The staggering lack of female artists in America's museums
Women are the muses of the art in our museums, but rarely the creators.
Why it matters: Female artists' work is a fraction of what's displayed in museums, but that's not due to a lack of women in art.
By the numbers: A recent analysis of major U.S. art museums by researchers at Williams College found that just 13% of artists featured in those collections were women. But some 55% of working artists are women, per data from the career platform Zippia.
The big picture: Kelema Moses, an art history expert and professor at the University of California, San Diego, points to a centuries-old pattern of women being left out of the art world.
- “Let’s think back to the renaissance,” she says. “Women were kept out of art schools and institutions, and therefore could not become artists with a capital ‘A’.”

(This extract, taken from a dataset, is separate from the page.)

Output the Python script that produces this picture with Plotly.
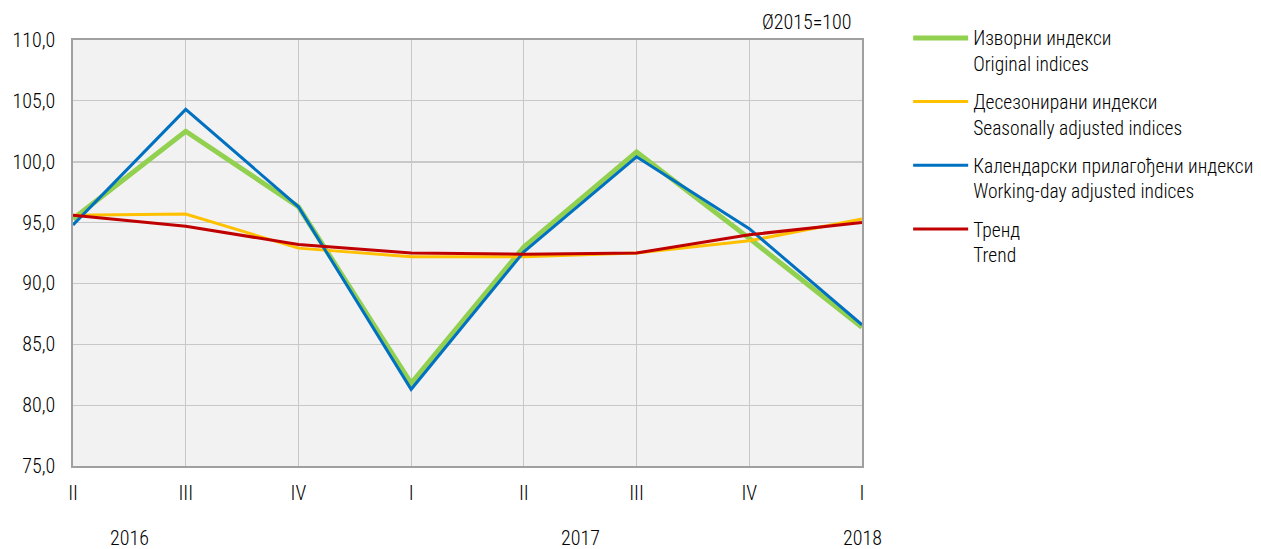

Now, women make up the majority of art students and working artists, but they're still catching up to that long history of exclusion.
- And museum directors or those in charge of curating the art are majority male, Moses notes.
- “It’s sort of cliche to say that representation matters, but it really does. To see yourself, or at least a portion of your identity represented in museum spaces is critical because it can act as a vector for social change,” Moses says.
What to watch: Change is coming — albeit gradually.
Details: The Williams College analysis found that the overall split between male and female artists in America's museums is close to 87% and 13%, largely due to the overwhelming dominance of male artists from the 19th century and earlier.
- When considering just artists born in 1946 or later, the male-female split is closer to 74-26.